Listed records:

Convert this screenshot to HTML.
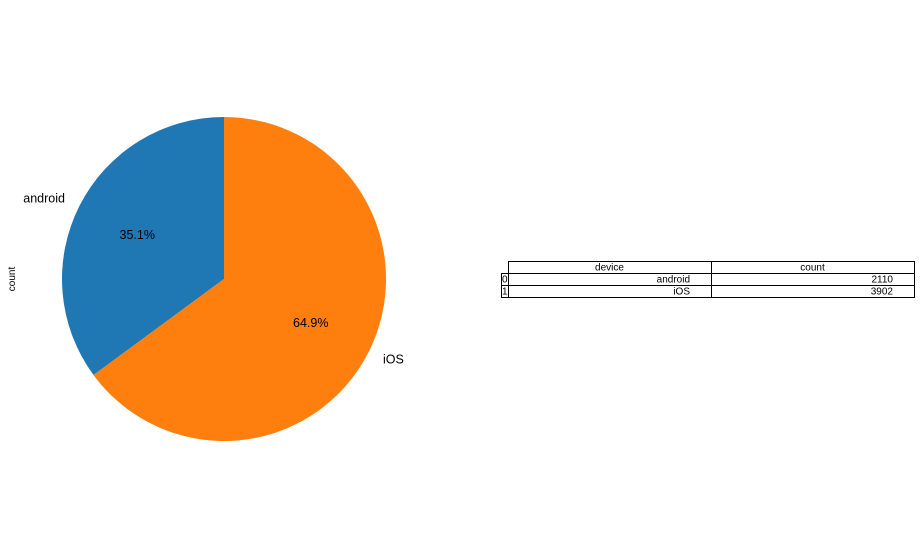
<!DOCTYPE html>
<html><head><meta charset="utf-8"><style>
body{margin:0;background:#fff;}
svg{display:block;font-family:"Liberation Sans","DejaVu Sans",sans-serif;}
</style></head><body>
<svg width="921" height="558">
<g id="pie"></g>
<text x="15" y="279" font-size="10" transform="rotate(-90 15 279)" text-anchor="middle">count</text>
<g id="tbl"></g>
</svg>
<script>
const categories=["android","iOS"];
const values=[2110,3902];
const colors=["#1f77b4","#ff7f0e"];
const NS="http://www.w3.org/2000/svg";
const cx=224,cy=279,r=162;
const total=values.reduce((a,b)=>a+b,0);
const pie=document.getElementById('pie');
let a0=90;
function pt(deg,rad){const t=deg*Math.PI/180;return [cx+rad*Math.cos(t),cy-rad*Math.sin(t)];}
values.forEach((v,i)=>{
  const sweep=v/total*360,a1=a0+sweep;
  const [x0,y0]=pt(a0,r),[x1,y1]=pt(a1,r);
  const p=document.createElementNS(NS,'path');
  p.setAttribute('d',`M${cx},${cy} L${x0},${y0} A${r},${r} 0 ${sweep>180?1:0} 0 ${x1},${y1} Z`);
  p.setAttribute('fill',colors[i]);
  
  
  pie.appendChild(p);
  const mid=a0+sweep/2;
  const [lx,ly]=pt(mid,r*1.1);
  const t=document.createElementNS(NS,'text');
  t.setAttribute('x',lx);t.setAttribute('y',ly+4);t.setAttribute('font-size','12.5');
  t.setAttribute('text-anchor',Math.cos(mid*Math.PI/180)<0?'end':'start');
  t.textContent=categories[i];
  
  
  pie.appendChild(t);
  const [px,py]=pt(mid,r*0.6);
  const q=document.createElementNS(NS,'text');
  q.setAttribute('x',px);q.setAttribute('y',py+4);q.setAttribute('font-size','12.5');
  q.setAttribute('text-anchor','middle');
  q.textContent=(v/total*100).toFixed(1)+'%';
  
  
  pie.appendChild(q);
  a0=a1;
});
const tbl=document.getElementById('tbl');
const cols=[[501,508],[508,711],[711,914]];
const rowsY=[261,273,285,297];
function rect(x,y,w,h,name){const e=document.createElementNS(NS,'rect');e.setAttribute('x',x);e.setAttribute('y',y);e.setAttribute('width',w);e.setAttribute('height',h);e.setAttribute('fill','none');e.setAttribute('stroke','#000');e.setAttribute('stroke-width','1');


tbl.appendChild(e);}
function txt(x,y,s,anchor,name){const e=document.createElementNS(NS,'text');e.setAttribute('x',x);e.setAttribute('y',y);e.setAttribute('font-size','10');e.setAttribute('text-anchor',anchor);e.textContent=s;


tbl.appendChild(e);}
rect(508.5,261.5,203,12,'header-device');rect(711.5,261.5,203,12,'header-count');
txt(609.5,270.5,'device','middle','header-device-text');txt(812.5,270.5,'count','middle','header-count-text');
categories.forEach((c,i)=>{
  const y=273.5+i*12;
  rect(501.5,y,7,12,'index-cell');rect(508.5,y,203,12,'device-cell');rect(711.5,y,203,12,'count-cell');
  txt(502,y+9,String(i),'start','index-text');
  txt(690,y+9,c,'end','device-text');
  txt(893,y+9,String(values[i]),'end','count-text');
});
</script>
</body></html>
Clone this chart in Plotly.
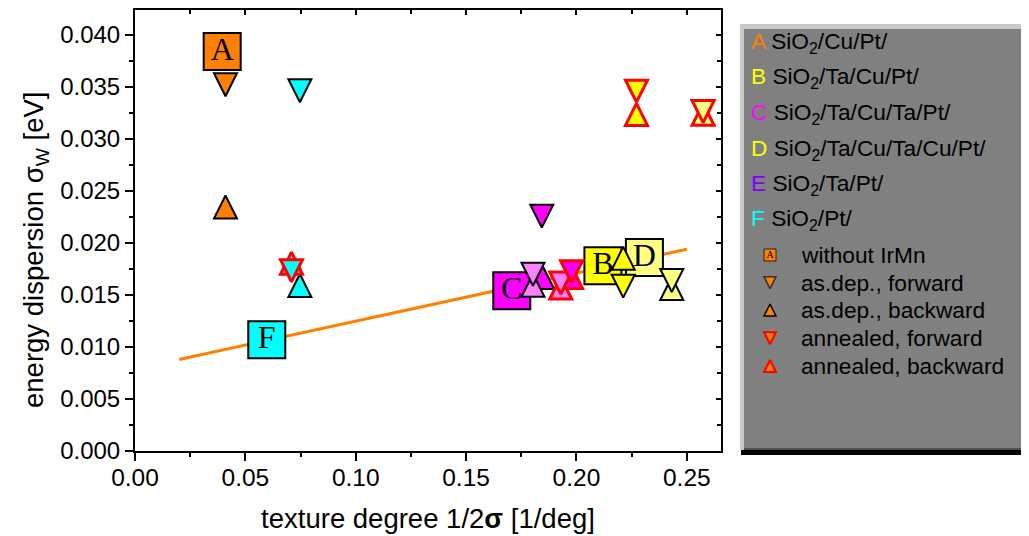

Directions for this task: Extract the text of all the records above verbatim, excluding pictures.

Final result:
Convert this screenshot to HTML.
<!DOCTYPE html>
<html><head><meta charset="utf-8"><style>
body{margin:0;background:#fff;}
svg{display:block;font-family:"Liberation Sans","DejaVu Sans",sans-serif;}
</style></head><body>
<svg width="921" height="558">
<g id="pie"></g>
<text x="15" y="279" font-size="10" transform="rotate(-90 15 279)" text-anchor="middle">count</text>
<g id="tbl"></g>
</svg>
<script>
const categories=["android","iOS"];
const values=[2110,3902];
const colors=["#1f77b4","#ff7f0e"];
const NS="http://www.w3.org/2000/svg";
const cx=224,cy=279,r=162;
const total=values.reduce((a,b)=>a+b,0);
const pie=document.getElementById('pie');
let a0=90;
function pt(deg,rad){const t=deg*Math.PI/180;return [cx+rad*Math.cos(t),cy-rad*Math.sin(t)];}
values.forEach((v,i)=>{
  const sweep=v/total*360,a1=a0+sweep;
  const [x0,y0]=pt(a0,r),[x1,y1]=pt(a1,r);
  const p=document.createElementNS(NS,'path');
  p.setAttribute('d',`M${cx},${cy} L${x0},${y0} A${r},${r} 0 ${sweep>180?1:0} 0 ${x1},${y1} Z`);
  p.setAttribute('fill',colors[i]);
  
  
  pie.appendChild(p);
  const mid=a0+sweep/2;
  const [lx,ly]=pt(mid,r*1.1);
  const t=document.createElementNS(NS,'text');
  t.setAttribute('x',lx);t.setAttribute('y',ly+4);t.setAttribute('font-size','12.5');
  t.setAttribute('text-anchor',Math.cos(mid*Math.PI/180)<0?'end':'start');
  t.textContent=categories[i];
  
  
  pie.appendChild(t);
  const [px,py]=pt(mid,r*0.6);
  const q=document.createElementNS(NS,'text');
  q.setAttribute('x',px);q.setAttribute('y',py+4);q.setAttribute('font-size','12.5');
  q.setAttribute('text-anchor','middle');
  q.textContent=(v/total*100).toFixed(1)+'%';
  
  
  pie.appendChild(q);
  a0=a1;
});
const tbl=document.getElementById('tbl');
const cols=[[501,508],[508,711],[711,914]];
const rowsY=[261,273,285,297];
function rect(x,y,w,h,name){const e=document.createElementNS(NS,'rect');e.setAttribute('x',x);e.setAttribute('y',y);e.setAttribute('width',w);e.setAttribute('height',h);e.setAttribute('fill','none');e.setAttribute('stroke','#000');e.setAttribute('stroke-width','1');


tbl.appendChild(e);}
function txt(x,y,s,anchor,name){const e=document.createElementNS(NS,'text');e.setAttribute('x',x);e.setAttribute('y',y);e.setAttribute('font-size','10');e.setAttribute('text-anchor',anchor);e.textContent=s;


tbl.appendChild(e);}
rect(508.5,261.5,203,12,'header-device');rect(711.5,261.5,203,12,'header-count');
txt(609.5,270.5,'device','middle','header-device-text');txt(812.5,270.5,'count','middle','header-count-text');
categories.forEach((c,i)=>{
  const y=273.5+i*12;
  rect(501.5,y,7,12,'index-cell');rect(508.5,y,203,12,'device-cell');rect(711.5,y,203,12,'count-cell');
  txt(502,y+9,String(i),'start','index-text');
  txt(690,y+9,c,'end','device-text');
  txt(893,y+9,String(values[i]),'end','count-text');
});
</script>
</body></html>
Clone this chart in Plotly.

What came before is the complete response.